Leïla Martial et Valentin Ceccaldi. (c) Christian Taillemite

Comme d’habitude, tout est mélangé — autre marque de fabrique du festival : contemporain, baroque, jazz, impro… Impressionnant d’inventivité, Fil nous embarque dans un autre monde, aux contours dessinés par la voix puissante de Leïla Martial. Autant ce duo semple protéiforme et polycéphale, autant ce qui suit est bien l’œuvre d’une seule personne.
Avec la pièce « Can You Hear Me ? », la contrebassiste Joëlle Léandre arrive à un équilibre magistral entre son collectif et écriture personnelle, corps multiple et voix unique. On se laisse porter par les détours et les nuances de cette musique organique, portée et incarnée aussi bien par des cordes (Théo et Valentin Ceccaldi, Sandrine Morfin, Guillaume Aknine) que par des vents (Alexandra Grimal, Jean-Brice Godet, Christiane Bopp, Jean-Luc Cappozzo ). Au milieu de ce microcosme orchestral, on tire notre chapeau, notamment, au court solo remarquable de finesse de Cappozzo (trompette).

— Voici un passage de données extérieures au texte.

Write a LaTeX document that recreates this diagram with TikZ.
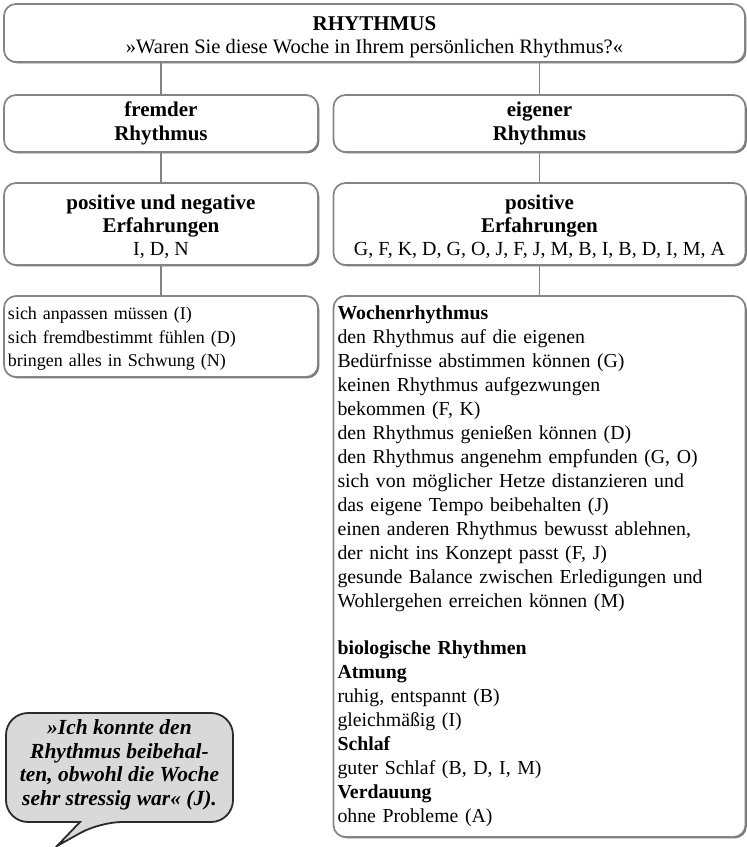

Joëlle Léandre 10 - Can you hear me ? (c) Christian Taillemite

C’était l’été des grands orchestres et, après Orléans (Soirées Tricot) et Paris (La Générale), on a retrouvé Atomic Spoutnik en grande forme. Avec cet ensemble, Valentin Ceccaldi a imaginé un spectacle musical et théâtral autour de l’artiste André Robillard, qui a vécu presque toute sa vie dans l’enceinte d’un hôpital psychiatrique et que est devenu sur le tard une figure de l’art brut. Au théâtre, il a été dirigé, par exemple, par Alexis Forestier dans Tuer la Misère et Changer la vie. Ici, il fait des apparitions sur scène, joue de la guitare comme un punk, et on le voit aussi à l’écran, dans des images créées pour l’occasion. Au micro, Robin Mercier nous raconte son voyage dans l’espace, dans une langue poétique et dramatique. Atomic Spoutnik s’étend pendant environ une heure avec un long morceau enchaîné ; entêtantes, les mélodies sont tissées au gré d’un souffle régulier porté par les deux batteries de Florian Satche et Adrien Chennebault, l’une plutôt rock, l’autre plutôt coloriste. On l’a déjà dit ici, Valentin Ceccaldi est un compositeur et chef d’orchestre bourré de talent. Pourquoi ce programme ne joue-t-il pas tous les soirs ? On pourrait enfiler les adjectifs, mais rien ne dira l’expérience détonante que constitue Atomic Spoutnik : quand la lumière revient, on se demande où on était passé pendant cette heure cosmique, peuplée d’aliens du Tricollectif.

Bref, ça surprend les oreilles.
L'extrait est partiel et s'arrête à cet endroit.